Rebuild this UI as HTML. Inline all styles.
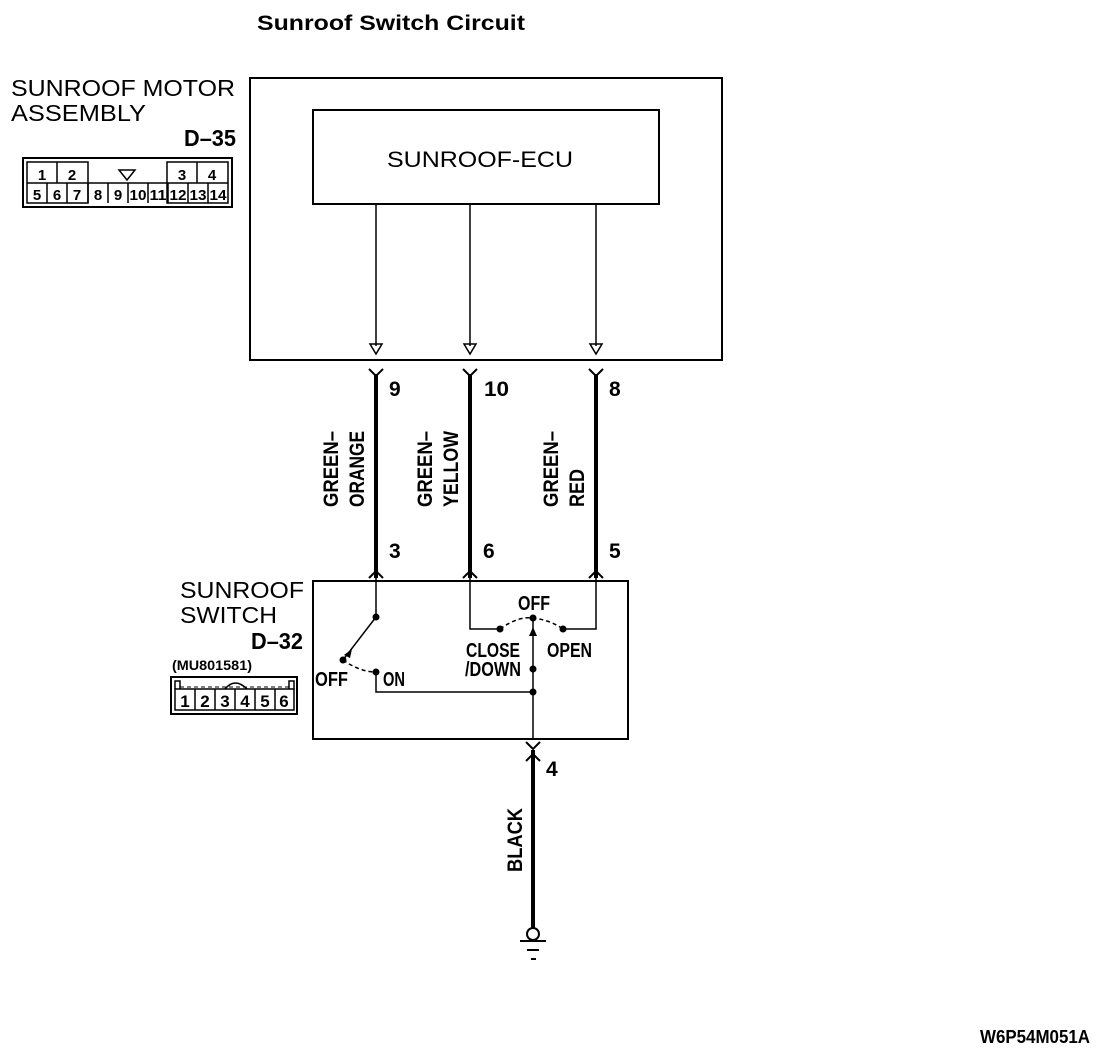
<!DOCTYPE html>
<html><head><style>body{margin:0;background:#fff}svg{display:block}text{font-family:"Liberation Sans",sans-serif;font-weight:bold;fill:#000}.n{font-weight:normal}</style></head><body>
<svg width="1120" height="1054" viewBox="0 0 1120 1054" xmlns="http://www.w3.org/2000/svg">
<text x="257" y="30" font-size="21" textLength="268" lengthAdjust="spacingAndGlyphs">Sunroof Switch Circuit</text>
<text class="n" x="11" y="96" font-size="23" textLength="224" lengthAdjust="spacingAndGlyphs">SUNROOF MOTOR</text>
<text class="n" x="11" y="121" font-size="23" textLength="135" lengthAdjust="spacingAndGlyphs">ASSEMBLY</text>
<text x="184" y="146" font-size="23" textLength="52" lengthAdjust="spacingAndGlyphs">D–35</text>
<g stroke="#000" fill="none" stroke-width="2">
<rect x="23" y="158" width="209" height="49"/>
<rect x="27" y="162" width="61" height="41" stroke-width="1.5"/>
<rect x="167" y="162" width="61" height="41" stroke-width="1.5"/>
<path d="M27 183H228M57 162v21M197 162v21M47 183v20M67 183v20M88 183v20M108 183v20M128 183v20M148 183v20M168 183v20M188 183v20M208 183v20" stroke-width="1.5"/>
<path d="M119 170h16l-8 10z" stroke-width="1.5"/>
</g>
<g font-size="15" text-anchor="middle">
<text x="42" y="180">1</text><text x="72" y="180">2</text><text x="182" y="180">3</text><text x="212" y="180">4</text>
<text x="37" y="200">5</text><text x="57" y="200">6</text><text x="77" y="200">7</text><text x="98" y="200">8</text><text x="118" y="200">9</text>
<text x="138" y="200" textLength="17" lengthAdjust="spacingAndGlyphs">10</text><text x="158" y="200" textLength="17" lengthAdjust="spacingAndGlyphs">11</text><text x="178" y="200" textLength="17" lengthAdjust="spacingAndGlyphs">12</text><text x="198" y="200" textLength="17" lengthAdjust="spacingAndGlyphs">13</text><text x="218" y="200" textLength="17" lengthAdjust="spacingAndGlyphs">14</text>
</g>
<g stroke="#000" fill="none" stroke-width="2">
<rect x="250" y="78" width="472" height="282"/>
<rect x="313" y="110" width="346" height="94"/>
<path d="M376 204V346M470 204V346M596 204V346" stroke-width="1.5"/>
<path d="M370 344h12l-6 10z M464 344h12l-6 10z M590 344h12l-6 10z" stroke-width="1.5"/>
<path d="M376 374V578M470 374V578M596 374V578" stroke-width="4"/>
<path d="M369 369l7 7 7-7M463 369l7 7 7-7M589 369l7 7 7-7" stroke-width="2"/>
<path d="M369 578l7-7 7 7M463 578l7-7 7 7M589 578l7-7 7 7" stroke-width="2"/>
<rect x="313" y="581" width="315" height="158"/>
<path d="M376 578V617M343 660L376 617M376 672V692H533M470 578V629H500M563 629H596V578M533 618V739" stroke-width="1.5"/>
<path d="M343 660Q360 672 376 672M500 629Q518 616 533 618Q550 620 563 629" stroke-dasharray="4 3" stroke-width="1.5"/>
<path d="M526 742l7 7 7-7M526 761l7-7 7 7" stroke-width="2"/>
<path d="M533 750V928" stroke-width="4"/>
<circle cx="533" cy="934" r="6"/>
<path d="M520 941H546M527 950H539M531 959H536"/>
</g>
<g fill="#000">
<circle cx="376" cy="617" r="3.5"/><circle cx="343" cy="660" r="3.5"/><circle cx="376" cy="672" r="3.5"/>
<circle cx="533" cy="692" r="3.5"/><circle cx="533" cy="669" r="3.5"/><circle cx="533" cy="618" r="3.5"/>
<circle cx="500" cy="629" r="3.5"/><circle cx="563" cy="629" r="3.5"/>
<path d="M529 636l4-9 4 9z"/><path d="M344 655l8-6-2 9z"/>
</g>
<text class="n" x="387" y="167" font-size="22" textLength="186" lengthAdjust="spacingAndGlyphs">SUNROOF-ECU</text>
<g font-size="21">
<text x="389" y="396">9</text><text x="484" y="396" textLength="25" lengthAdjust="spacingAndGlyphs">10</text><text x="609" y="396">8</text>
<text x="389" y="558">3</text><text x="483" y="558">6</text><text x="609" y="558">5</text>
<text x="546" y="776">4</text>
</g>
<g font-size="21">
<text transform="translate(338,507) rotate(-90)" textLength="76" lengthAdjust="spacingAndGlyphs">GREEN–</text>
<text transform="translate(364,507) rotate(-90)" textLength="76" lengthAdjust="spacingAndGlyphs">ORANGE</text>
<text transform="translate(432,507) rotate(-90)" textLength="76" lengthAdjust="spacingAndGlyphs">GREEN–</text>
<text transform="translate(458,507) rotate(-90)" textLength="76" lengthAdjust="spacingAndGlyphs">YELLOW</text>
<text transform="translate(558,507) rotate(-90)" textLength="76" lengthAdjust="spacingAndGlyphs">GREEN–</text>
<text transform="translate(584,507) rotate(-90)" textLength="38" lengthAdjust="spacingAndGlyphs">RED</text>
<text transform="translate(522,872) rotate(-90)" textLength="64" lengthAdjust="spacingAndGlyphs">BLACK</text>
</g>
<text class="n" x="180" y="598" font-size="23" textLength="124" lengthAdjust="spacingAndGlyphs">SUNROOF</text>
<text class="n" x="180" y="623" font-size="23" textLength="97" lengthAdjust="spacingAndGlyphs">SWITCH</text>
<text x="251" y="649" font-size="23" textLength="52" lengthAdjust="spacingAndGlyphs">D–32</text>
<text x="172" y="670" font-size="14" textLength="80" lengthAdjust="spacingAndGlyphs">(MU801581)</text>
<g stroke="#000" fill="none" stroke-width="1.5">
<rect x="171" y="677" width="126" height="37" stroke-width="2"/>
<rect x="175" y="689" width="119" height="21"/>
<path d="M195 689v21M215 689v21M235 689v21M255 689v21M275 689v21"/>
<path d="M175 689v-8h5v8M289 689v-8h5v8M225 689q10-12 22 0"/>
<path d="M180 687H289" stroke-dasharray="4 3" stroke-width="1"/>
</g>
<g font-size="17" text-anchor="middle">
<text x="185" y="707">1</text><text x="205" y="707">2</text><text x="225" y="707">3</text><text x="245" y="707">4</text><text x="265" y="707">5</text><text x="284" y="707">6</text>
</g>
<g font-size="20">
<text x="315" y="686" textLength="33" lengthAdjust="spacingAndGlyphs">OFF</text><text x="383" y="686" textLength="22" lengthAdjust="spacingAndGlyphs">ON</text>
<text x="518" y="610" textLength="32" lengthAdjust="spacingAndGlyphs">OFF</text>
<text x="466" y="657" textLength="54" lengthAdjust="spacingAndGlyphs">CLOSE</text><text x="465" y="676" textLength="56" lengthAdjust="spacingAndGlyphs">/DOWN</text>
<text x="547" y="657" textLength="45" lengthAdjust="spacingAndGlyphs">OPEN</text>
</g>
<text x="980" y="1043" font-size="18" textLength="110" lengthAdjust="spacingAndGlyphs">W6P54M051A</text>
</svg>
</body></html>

> **REQUIREMENTS**
Keep every word of the data as it is when you write it out, but drop the pictures.

> **SOLUTION**
Rebuild this UI as HTML. Inline all styles.
<!DOCTYPE html>
<html><head><style>body{margin:0;background:#fff}svg{display:block}text{font-family:"Liberation Sans",sans-serif;font-weight:bold;fill:#000}.n{font-weight:normal}</style></head><body>
<svg width="1120" height="1054" viewBox="0 0 1120 1054" xmlns="http://www.w3.org/2000/svg">
<text x="257" y="30" font-size="21" textLength="268" lengthAdjust="spacingAndGlyphs">Sunroof Switch Circuit</text>
<text class="n" x="11" y="96" font-size="23" textLength="224" lengthAdjust="spacingAndGlyphs">SUNROOF MOTOR</text>
<text class="n" x="11" y="121" font-size="23" textLength="135" lengthAdjust="spacingAndGlyphs">ASSEMBLY</text>
<text x="184" y="146" font-size="23" textLength="52" lengthAdjust="spacingAndGlyphs">D–35</text>
<g stroke="#000" fill="none" stroke-width="2">
<rect x="23" y="158" width="209" height="49"/>
<rect x="27" y="162" width="61" height="41" stroke-width="1.5"/>
<rect x="167" y="162" width="61" height="41" stroke-width="1.5"/>
<path d="M27 183H228M57 162v21M197 162v21M47 183v20M67 183v20M88 183v20M108 183v20M128 183v20M148 183v20M168 183v20M188 183v20M208 183v20" stroke-width="1.5"/>
<path d="M119 170h16l-8 10z" stroke-width="1.5"/>
</g>
<g font-size="15" text-anchor="middle">
<text x="42" y="180">1</text><text x="72" y="180">2</text><text x="182" y="180">3</text><text x="212" y="180">4</text>
<text x="37" y="200">5</text><text x="57" y="200">6</text><text x="77" y="200">7</text><text x="98" y="200">8</text><text x="118" y="200">9</text>
<text x="138" y="200" textLength="17" lengthAdjust="spacingAndGlyphs">10</text><text x="158" y="200" textLength="17" lengthAdjust="spacingAndGlyphs">11</text><text x="178" y="200" textLength="17" lengthAdjust="spacingAndGlyphs">12</text><text x="198" y="200" textLength="17" lengthAdjust="spacingAndGlyphs">13</text><text x="218" y="200" textLength="17" lengthAdjust="spacingAndGlyphs">14</text>
</g>
<g stroke="#000" fill="none" stroke-width="2">
<rect x="250" y="78" width="472" height="282"/>
<rect x="313" y="110" width="346" height="94"/>
<path d="M376 204V346M470 204V346M596 204V346" stroke-width="1.5"/>
<path d="M370 344h12l-6 10z M464 344h12l-6 10z M590 344h12l-6 10z" stroke-width="1.5"/>
<path d="M376 374V578M470 374V578M596 374V578" stroke-width="4"/>
<path d="M369 369l7 7 7-7M463 369l7 7 7-7M589 369l7 7 7-7" stroke-width="2"/>
<path d="M369 578l7-7 7 7M463 578l7-7 7 7M589 578l7-7 7 7" stroke-width="2"/>
<rect x="313" y="581" width="315" height="158"/>
<path d="M376 578V617M343 660L376 617M376 672V692H533M470 578V629H500M563 629H596V578M533 618V739" stroke-width="1.5"/>
<path d="M343 660Q360 672 376 672M500 629Q518 616 533 618Q550 620 563 629" stroke-dasharray="4 3" stroke-width="1.5"/>
<path d="M526 742l7 7 7-7M526 761l7-7 7 7" stroke-width="2"/>
<path d="M533 750V928" stroke-width="4"/>
<circle cx="533" cy="934" r="6"/>
<path d="M520 941H546M527 950H539M531 959H536"/>
</g>
<g fill="#000">
<circle cx="376" cy="617" r="3.5"/><circle cx="343" cy="660" r="3.5"/><circle cx="376" cy="672" r="3.5"/>
<circle cx="533" cy="692" r="3.5"/><circle cx="533" cy="669" r="3.5"/><circle cx="533" cy="618" r="3.5"/>
<circle cx="500" cy="629" r="3.5"/><circle cx="563" cy="629" r="3.5"/>
<path d="M529 636l4-9 4 9z"/><path d="M344 655l8-6-2 9z"/>
</g>
<text class="n" x="387" y="167" font-size="22" textLength="186" lengthAdjust="spacingAndGlyphs">SUNROOF-ECU</text>
<g font-size="21">
<text x="389" y="396">9</text><text x="484" y="396" textLength="25" lengthAdjust="spacingAndGlyphs">10</text><text x="609" y="396">8</text>
<text x="389" y="558">3</text><text x="483" y="558">6</text><text x="609" y="558">5</text>
<text x="546" y="776">4</text>
</g>
<g font-size="21">
<text transform="translate(338,507) rotate(-90)" textLength="76" lengthAdjust="spacingAndGlyphs">GREEN–</text>
<text transform="translate(364,507) rotate(-90)" textLength="76" lengthAdjust="spacingAndGlyphs">ORANGE</text>
<text transform="translate(432,507) rotate(-90)" textLength="76" lengthAdjust="spacingAndGlyphs">GREEN–</text>
<text transform="translate(458,507) rotate(-90)" textLength="76" lengthAdjust="spacingAndGlyphs">YELLOW</text>
<text transform="translate(558,507) rotate(-90)" textLength="76" lengthAdjust="spacingAndGlyphs">GREEN–</text>
<text transform="translate(584,507) rotate(-90)" textLength="38" lengthAdjust="spacingAndGlyphs">RED</text>
<text transform="translate(522,872) rotate(-90)" textLength="64" lengthAdjust="spacingAndGlyphs">BLACK</text>
</g>
<text class="n" x="180" y="598" font-size="23" textLength="124" lengthAdjust="spacingAndGlyphs">SUNROOF</text>
<text class="n" x="180" y="623" font-size="23" textLength="97" lengthAdjust="spacingAndGlyphs">SWITCH</text>
<text x="251" y="649" font-size="23" textLength="52" lengthAdjust="spacingAndGlyphs">D–32</text>
<text x="172" y="670" font-size="14" textLength="80" lengthAdjust="spacingAndGlyphs">(MU801581)</text>
<g stroke="#000" fill="none" stroke-width="1.5">
<rect x="171" y="677" width="126" height="37" stroke-width="2"/>
<rect x="175" y="689" width="119" height="21"/>
<path d="M195 689v21M215 689v21M235 689v21M255 689v21M275 689v21"/>
<path d="M175 689v-8h5v8M289 689v-8h5v8M225 689q10-12 22 0"/>
<path d="M180 687H289" stroke-dasharray="4 3" stroke-width="1"/>
</g>
<g font-size="17" text-anchor="middle">
<text x="185" y="707">1</text><text x="205" y="707">2</text><text x="225" y="707">3</text><text x="245" y="707">4</text><text x="265" y="707">5</text><text x="284" y="707">6</text>
</g>
<g font-size="20">
<text x="315" y="686" textLength="33" lengthAdjust="spacingAndGlyphs">OFF</text><text x="383" y="686" textLength="22" lengthAdjust="spacingAndGlyphs">ON</text>
<text x="518" y="610" textLength="32" lengthAdjust="spacingAndGlyphs">OFF</text>
<text x="466" y="657" textLength="54" lengthAdjust="spacingAndGlyphs">CLOSE</text><text x="465" y="676" textLength="56" lengthAdjust="spacingAndGlyphs">/DOWN</text>
<text x="547" y="657" textLength="45" lengthAdjust="spacingAndGlyphs">OPEN</text>
</g>
<text x="980" y="1043" font-size="18" textLength="110" lengthAdjust="spacingAndGlyphs">W6P54M051A</text>
</svg>
</body></html>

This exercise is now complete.